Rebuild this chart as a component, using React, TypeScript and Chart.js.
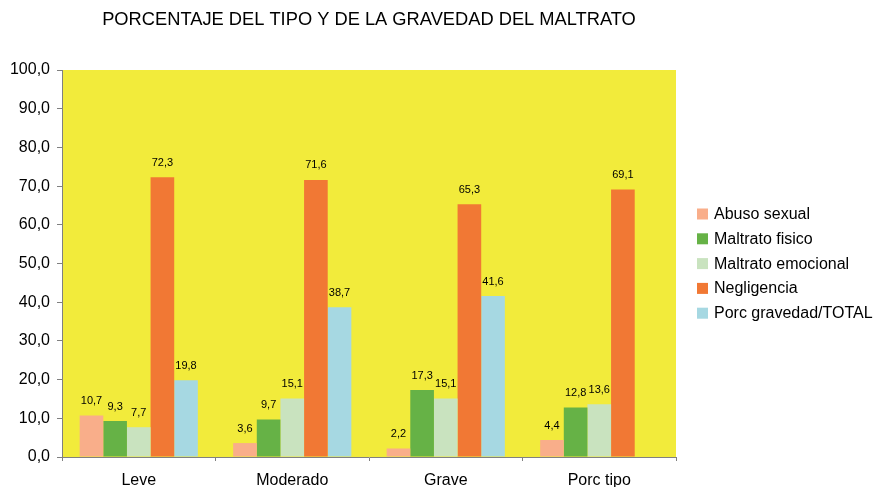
import React, { useEffect, useRef } from "react";
import { Chart, registerables } from "chart.js";

Chart.register(...registerables);

const TITLE = "PORCENTAJE DEL TIPO Y DE LA GRAVEDAD DEL MALTRATO";
const categories = ["Leve", "Moderado", "Grave", "Porc tipo"];
const seriesNames = [
  "Abuso sexual",
  "Maltrato fisico",
  "Maltrato emocional",
  "Negligencia",
  "Porc gravedad/TOTAL",
];
const abusoSexual = [10.7, 3.6, 2.2, 4.4];
const maltratoFisico = [9.3, 9.7, 17.3, 12.8];
const maltratoEmocional = [7.7, 15.1, 15.1, 13.6];
const negligencia = [72.3, 71.6, 65.3, 69.1];
const porcGravedad = [19.8, 38.7, 41.6, null];
const seriesColors = ["#F9AE8A", "#66B246", "#C9E3BF", "#F17834", "#A6D8E2"];

const FONT = "'Liberation Sans', Arial, sans-serif";
const fmt = (v: number) => v.toFixed(1).replace(".", ",");

const decorPlugin = {
  id: "decor",
  beforeDraw(chart: any) {
    const { ctx, chartArea } = chart;
    ctx.save();
    ctx.fillStyle = "#F2EB3B";
    ctx.fillRect(chartArea.left, chartArea.top, chartArea.right - chartArea.left, chartArea.bottom - chartArea.top);
    ctx.restore();
  },
  afterDraw(chart: any) {
    const { ctx, chartArea } = chart;
    ctx.save();
    // title
    ctx.fillStyle = "#000";
    ctx.font = `18.3px ${FONT}`;
    ctx.textAlign = "center";
    ctx.textBaseline = "middle";
    ctx.fillText(TITLE, (chartArea.left + chartArea.right) / 2, 20);

    // value labels
    ctx.font = `11px ${FONT}`;
    ctx.textBaseline = "bottom";
    chart.data.datasets.forEach((ds: any, i: number) => {
      const meta = chart.getDatasetMeta(i);
      meta.data.forEach((bar: any, j: number) => {
        const v = ds.data[j];
        if (v === null || v === undefined) return;
        ctx.fillText(fmt(v), bar.x, bar.y - 9);
      });
    });

    // legend
    ctx.font = `16px ${FONT}`;
    ctx.textAlign = "left";
    ctx.textBaseline = "middle";
    const x0 = chartArea.right + 21;
    const yStart = 214;
    const step = 24.8;
    seriesNames.forEach((name, i) => {
      const y = yStart + i * step;
      ctx.fillStyle = seriesColors[i];
      ctx.fillRect(x0, y - 5.5, 11, 11);
      ctx.fillStyle = "#000";
      ctx.fillText(name, x0 + 17, y + 0.5);
    });
    ctx.restore();
  },
};

export default function App() {
  const ref = useRef<HTMLCanvasElement>(null);

  useEffect(() => {
    document.body.style.margin = "0";
    const values = [abusoSexual, maltratoFisico, maltratoEmocional, negligencia, porcGravedad];
    const chart = new Chart(ref.current!, {
      type: "bar",
      data: {
        labels: categories,
        datasets: seriesNames.map((name, i) => ({
          label: name,
          data: values[i],
          backgroundColor: seriesColors[i],
          borderWidth: 0,
          categoryPercentage: 0.77,
          barPercentage: 1,
        })),
      },
      options: {
        animation: false,
        responsive: false,
        devicePixelRatio: 1,
        layout: { padding: { top: 70, right: 199, bottom: 0, left: 0 } },
        plugins: {
          legend: { display: false },
          title: { display: false },
          tooltip: { enabled: false },
        },
        scales: {
          x: {
            offset: true,
            grid: {
              offset: true,
              drawOnChartArea: false,
              drawTicks: true,
              tickLength: 4,
              color: "#808080",
            },
            border: { color: "#808080", width: 1 },
            ticks: { color: "#000", font: { family: FONT, size: 16 }, padding: 10 },
            afterFit(scale: any) {
              scale.height = 30;
            },
          },
          y: {
            min: 0,
            max: 100,
            ticks: {
              stepSize: 10,
              color: "#000",
              font: { family: FONT, size: 16 },
              padding: 7,
              callback: (v: any) => fmt(Number(v)),
            },
            grid: {
              drawOnChartArea: false,
              drawTicks: true,
              tickLength: 5,
              color: "#808080",
            },
            border: { color: "#808080", width: 1 },
            afterFit(scale: any) {
              scale.width = 62;
            },
          },
        },
      },
      plugins: [decorPlugin],
    });
    return () => chart.destroy();
  }, []);

  return (
    <div style={{ position: "fixed", left: 0, top: 0, width: 875, height: 487, background: "#fff" }}>
      <canvas ref={ref} width={875} height={487} />
    </div>
  );
}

※ ※ ※

What is asked.
Pictures stay out. Repeat only the lines from the beginning of the data through the line that has "Chart.register(...registerables);".

Reply to the exercise.
Rebuild this chart as a component, using React, TypeScript and Chart.js.
import React, { useEffect, useRef } from "react";
import { Chart, registerables } from "chart.js";

Chart.register(...registerables);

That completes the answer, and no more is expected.